■ PROMPT
What is the number of lines in these entries that contain "React"? State it alone.

(Stored data)
------------------------
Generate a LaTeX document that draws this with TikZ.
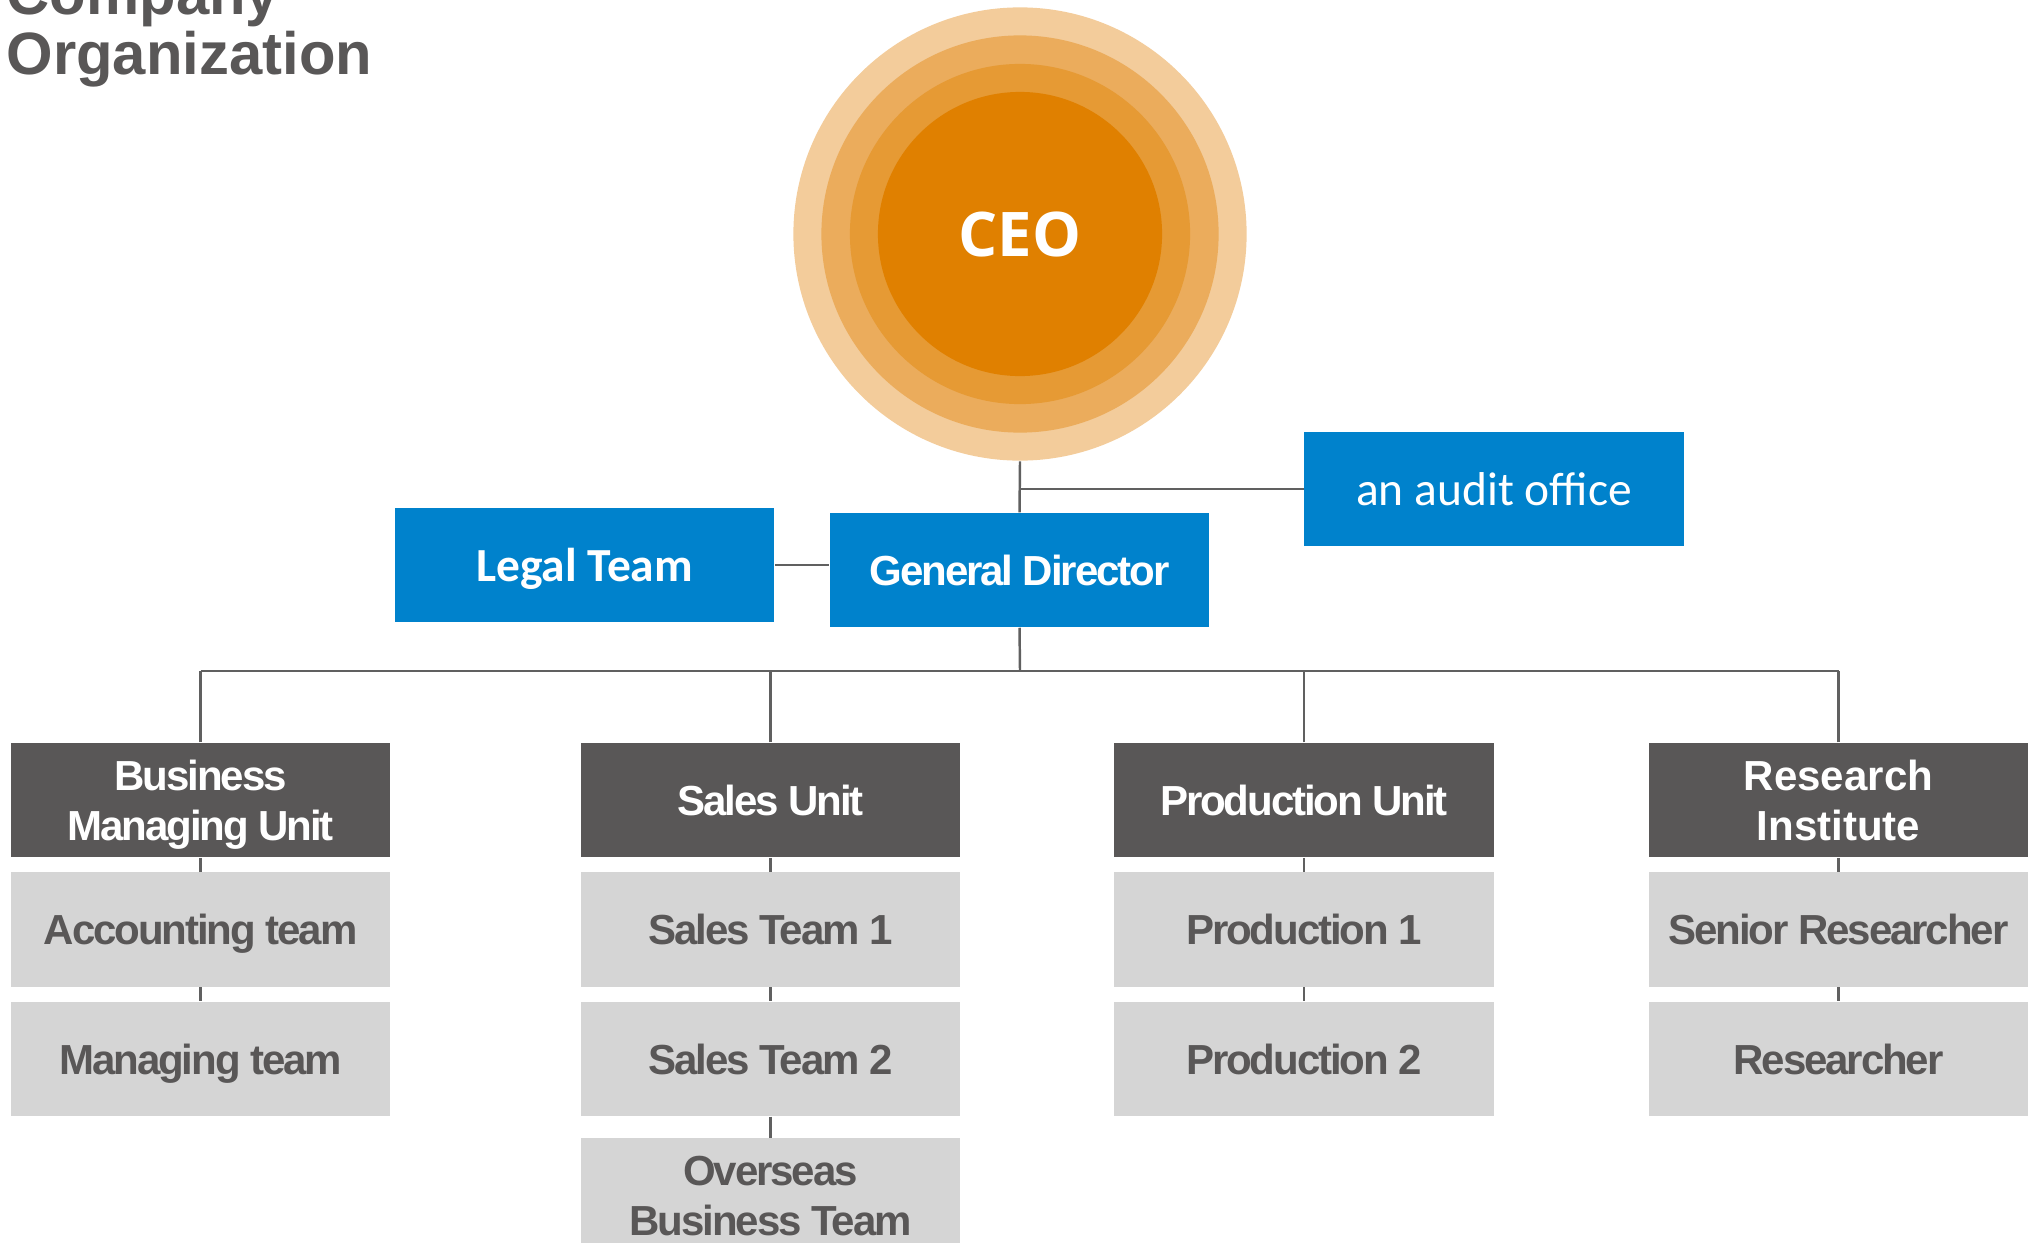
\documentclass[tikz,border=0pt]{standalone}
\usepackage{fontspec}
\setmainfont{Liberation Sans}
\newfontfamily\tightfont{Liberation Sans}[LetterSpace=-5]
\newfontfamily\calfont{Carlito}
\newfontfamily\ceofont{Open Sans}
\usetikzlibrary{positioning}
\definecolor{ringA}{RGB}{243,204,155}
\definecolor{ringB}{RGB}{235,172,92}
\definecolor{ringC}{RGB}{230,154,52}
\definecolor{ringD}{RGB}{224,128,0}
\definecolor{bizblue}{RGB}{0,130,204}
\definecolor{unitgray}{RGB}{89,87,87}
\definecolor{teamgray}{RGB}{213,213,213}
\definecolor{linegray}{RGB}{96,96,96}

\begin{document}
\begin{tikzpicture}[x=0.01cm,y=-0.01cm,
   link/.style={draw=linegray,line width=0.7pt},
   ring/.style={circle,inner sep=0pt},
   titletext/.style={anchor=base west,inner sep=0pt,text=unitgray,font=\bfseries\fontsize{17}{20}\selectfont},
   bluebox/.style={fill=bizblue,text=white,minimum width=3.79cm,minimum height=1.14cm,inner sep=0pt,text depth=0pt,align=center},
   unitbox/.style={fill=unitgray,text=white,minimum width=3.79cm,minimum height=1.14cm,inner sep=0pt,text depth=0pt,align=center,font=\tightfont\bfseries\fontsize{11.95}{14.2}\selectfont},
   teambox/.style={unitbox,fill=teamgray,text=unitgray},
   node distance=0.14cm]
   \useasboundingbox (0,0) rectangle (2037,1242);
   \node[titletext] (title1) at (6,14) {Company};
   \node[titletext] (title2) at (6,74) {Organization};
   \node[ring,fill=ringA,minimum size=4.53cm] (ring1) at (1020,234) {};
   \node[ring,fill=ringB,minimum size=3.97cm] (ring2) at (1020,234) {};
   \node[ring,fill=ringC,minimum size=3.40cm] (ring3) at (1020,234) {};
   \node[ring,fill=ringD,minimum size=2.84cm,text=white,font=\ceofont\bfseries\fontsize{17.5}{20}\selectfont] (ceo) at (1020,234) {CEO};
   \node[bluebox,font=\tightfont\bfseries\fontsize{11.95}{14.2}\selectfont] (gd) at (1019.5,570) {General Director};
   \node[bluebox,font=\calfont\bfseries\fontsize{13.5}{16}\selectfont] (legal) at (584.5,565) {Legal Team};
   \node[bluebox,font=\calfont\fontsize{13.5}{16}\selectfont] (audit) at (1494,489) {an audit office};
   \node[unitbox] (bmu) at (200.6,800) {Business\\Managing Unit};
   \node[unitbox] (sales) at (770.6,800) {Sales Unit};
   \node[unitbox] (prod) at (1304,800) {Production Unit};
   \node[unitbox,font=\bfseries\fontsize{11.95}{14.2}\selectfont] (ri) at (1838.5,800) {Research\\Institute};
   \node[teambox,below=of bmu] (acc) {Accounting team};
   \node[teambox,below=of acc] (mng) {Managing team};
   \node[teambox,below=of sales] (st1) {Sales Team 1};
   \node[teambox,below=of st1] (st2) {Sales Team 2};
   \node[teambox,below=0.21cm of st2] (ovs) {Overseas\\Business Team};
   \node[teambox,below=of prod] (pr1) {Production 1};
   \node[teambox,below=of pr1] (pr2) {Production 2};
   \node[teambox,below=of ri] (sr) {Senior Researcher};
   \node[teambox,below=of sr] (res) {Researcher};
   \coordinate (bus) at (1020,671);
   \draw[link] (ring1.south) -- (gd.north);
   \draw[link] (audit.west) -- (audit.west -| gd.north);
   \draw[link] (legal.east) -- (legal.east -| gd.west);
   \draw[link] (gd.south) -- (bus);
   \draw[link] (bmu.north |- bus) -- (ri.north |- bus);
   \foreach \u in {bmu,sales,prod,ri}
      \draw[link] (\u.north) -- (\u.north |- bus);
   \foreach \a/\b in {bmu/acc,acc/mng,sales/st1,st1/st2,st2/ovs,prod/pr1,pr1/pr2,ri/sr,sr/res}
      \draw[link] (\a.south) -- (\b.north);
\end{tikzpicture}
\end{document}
------------------------
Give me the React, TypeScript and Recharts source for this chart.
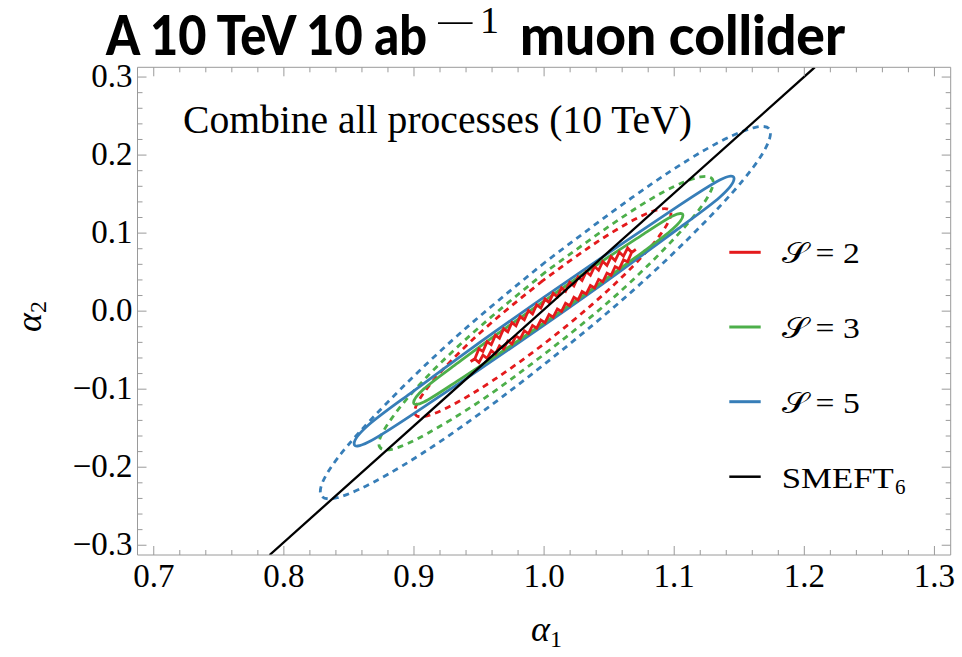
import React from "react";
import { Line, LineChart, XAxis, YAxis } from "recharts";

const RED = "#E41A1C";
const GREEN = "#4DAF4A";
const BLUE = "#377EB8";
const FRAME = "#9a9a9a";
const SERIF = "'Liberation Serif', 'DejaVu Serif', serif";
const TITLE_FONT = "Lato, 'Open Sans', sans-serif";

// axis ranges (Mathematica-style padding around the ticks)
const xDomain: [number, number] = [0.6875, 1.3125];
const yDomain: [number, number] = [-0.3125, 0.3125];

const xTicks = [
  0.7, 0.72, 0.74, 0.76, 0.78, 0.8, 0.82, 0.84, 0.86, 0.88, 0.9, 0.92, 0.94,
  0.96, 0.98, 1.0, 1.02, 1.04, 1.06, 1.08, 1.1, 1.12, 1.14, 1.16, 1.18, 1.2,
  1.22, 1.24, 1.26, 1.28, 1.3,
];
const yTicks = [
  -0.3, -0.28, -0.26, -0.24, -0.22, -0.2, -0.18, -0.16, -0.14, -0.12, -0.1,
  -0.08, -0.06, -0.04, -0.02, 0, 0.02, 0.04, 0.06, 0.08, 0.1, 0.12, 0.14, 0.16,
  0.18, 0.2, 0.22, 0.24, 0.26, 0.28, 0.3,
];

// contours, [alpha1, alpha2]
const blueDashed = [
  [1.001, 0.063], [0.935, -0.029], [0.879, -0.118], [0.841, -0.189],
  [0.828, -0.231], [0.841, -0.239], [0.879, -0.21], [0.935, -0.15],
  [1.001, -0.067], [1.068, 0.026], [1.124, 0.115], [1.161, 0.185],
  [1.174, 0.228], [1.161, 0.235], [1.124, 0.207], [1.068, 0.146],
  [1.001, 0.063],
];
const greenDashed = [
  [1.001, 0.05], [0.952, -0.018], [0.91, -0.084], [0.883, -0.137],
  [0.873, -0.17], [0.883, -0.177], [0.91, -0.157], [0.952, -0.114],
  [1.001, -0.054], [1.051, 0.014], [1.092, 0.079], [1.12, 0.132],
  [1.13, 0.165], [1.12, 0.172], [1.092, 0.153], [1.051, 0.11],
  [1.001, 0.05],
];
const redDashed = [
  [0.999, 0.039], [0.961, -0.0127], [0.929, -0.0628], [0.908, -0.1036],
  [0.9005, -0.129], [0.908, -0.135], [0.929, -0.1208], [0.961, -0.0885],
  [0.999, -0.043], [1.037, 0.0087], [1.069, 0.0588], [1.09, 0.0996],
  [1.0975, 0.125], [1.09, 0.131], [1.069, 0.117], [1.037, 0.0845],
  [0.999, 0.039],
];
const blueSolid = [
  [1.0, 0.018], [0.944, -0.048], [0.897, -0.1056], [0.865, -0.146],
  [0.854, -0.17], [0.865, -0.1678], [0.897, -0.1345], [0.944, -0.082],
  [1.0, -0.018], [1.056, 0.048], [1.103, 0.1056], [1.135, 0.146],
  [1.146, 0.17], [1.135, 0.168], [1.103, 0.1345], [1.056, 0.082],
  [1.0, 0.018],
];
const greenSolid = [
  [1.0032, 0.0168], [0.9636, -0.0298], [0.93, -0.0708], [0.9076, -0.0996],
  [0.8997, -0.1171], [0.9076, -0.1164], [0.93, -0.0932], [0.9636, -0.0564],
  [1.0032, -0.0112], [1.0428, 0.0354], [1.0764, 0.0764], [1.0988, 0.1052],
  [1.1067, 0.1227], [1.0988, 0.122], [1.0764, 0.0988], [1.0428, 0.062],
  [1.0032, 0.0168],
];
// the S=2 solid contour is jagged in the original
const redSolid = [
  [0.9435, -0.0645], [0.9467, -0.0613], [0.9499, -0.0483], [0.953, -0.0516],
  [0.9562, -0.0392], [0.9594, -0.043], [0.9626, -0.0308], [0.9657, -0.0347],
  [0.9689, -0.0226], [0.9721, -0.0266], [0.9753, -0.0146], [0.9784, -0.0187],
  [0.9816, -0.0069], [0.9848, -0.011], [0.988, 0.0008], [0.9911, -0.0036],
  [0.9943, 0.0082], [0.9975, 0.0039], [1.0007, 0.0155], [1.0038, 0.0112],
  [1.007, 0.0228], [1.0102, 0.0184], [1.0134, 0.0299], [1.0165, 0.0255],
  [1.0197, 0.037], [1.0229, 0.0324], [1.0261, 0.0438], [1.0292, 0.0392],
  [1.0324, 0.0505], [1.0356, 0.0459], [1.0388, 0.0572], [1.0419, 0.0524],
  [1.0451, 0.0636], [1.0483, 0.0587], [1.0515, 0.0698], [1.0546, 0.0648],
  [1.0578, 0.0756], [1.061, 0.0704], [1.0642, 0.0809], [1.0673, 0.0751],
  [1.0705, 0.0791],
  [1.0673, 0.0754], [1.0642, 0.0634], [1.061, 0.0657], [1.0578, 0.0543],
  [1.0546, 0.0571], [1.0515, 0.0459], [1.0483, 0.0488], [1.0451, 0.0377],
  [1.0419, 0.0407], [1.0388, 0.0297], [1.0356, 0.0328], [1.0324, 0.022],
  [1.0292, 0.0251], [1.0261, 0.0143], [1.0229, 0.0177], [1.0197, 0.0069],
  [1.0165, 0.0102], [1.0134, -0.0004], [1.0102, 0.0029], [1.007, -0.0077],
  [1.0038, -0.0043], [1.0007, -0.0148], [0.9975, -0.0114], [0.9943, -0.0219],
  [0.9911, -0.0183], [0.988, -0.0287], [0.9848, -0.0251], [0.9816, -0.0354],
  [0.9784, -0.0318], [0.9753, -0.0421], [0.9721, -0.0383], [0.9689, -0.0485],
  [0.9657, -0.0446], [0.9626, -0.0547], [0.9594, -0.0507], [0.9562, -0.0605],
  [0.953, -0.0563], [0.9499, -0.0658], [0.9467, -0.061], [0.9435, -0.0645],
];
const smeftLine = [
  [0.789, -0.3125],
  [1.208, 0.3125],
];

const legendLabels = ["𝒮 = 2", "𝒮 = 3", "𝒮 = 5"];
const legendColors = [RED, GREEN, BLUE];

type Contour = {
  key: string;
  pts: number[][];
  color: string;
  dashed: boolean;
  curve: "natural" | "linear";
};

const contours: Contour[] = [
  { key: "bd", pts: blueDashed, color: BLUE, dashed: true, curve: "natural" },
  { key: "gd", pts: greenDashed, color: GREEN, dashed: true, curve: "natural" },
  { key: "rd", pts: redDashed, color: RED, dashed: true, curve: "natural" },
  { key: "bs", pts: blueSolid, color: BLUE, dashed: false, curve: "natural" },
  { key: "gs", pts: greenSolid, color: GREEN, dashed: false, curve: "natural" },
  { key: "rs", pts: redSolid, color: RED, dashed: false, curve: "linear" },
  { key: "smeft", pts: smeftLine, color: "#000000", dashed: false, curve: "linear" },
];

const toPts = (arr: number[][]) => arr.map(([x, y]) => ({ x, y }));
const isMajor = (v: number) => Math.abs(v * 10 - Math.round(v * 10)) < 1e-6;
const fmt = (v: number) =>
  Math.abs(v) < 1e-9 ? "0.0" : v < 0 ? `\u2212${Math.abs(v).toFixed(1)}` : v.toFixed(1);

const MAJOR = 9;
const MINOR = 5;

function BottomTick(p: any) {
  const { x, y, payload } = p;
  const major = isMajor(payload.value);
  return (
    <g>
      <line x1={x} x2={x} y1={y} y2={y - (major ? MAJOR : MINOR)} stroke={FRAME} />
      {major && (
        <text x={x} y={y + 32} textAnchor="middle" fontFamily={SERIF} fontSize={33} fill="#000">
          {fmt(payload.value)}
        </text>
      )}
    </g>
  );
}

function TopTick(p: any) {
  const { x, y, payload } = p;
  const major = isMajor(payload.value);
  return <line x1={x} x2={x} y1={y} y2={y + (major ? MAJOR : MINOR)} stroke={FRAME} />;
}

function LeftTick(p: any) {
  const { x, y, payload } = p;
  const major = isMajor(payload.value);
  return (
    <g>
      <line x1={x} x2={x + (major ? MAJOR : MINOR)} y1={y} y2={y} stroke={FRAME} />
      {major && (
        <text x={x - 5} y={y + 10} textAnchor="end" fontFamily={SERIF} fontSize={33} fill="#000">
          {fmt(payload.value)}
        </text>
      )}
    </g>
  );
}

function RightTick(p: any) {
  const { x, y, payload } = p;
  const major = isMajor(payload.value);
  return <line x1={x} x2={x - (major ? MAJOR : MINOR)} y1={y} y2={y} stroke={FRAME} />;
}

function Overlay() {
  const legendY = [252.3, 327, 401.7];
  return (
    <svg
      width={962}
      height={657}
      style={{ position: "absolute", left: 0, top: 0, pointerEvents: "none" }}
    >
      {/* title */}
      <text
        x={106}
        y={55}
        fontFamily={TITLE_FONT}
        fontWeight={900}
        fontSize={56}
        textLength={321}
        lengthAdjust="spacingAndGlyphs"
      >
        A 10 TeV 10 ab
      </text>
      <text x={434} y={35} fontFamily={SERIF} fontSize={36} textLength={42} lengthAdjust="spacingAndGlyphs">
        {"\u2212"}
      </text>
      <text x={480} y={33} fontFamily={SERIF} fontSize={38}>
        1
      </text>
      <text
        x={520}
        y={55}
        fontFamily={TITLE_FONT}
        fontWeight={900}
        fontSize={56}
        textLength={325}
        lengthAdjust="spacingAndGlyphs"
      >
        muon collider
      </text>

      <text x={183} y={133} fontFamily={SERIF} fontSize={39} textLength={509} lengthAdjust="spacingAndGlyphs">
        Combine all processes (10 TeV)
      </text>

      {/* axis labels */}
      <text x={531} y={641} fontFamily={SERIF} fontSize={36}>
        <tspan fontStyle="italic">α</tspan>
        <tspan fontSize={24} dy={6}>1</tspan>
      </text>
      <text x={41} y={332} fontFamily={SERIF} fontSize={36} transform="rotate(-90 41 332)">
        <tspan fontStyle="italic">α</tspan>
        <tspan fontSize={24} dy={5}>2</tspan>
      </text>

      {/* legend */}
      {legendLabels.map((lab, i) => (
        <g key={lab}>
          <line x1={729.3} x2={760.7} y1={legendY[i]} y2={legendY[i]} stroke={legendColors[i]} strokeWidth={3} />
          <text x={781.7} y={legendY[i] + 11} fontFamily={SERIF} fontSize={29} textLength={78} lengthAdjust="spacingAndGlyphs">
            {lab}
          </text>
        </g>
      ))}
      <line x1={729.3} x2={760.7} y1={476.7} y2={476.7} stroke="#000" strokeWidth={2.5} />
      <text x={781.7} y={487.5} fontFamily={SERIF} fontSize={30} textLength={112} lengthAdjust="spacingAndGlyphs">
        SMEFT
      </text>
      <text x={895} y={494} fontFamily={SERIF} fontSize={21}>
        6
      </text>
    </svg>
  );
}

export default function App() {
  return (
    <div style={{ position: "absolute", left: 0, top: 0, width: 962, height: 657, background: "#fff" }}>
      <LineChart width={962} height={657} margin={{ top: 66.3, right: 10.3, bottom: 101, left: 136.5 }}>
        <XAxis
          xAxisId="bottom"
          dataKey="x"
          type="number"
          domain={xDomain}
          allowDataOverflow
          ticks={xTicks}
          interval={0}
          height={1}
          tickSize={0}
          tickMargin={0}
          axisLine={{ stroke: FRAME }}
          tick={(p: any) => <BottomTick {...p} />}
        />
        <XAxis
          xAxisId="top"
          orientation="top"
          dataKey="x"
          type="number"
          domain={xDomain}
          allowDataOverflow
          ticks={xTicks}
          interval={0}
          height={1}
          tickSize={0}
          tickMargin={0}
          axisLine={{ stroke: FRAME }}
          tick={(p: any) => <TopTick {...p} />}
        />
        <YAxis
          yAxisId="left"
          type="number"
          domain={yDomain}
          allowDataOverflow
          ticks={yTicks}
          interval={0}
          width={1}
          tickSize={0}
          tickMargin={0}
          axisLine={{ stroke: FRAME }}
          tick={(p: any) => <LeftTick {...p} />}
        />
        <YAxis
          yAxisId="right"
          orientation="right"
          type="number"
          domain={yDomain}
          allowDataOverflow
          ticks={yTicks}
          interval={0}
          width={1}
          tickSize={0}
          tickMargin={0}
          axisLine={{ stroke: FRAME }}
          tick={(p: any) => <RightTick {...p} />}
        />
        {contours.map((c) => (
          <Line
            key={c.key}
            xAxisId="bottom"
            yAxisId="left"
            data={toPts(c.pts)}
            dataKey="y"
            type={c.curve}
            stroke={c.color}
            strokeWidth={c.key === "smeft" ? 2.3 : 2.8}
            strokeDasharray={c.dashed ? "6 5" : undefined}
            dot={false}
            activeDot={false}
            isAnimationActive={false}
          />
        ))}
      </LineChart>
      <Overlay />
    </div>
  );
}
------------------------
■ ANSWER FOR THE TASK
2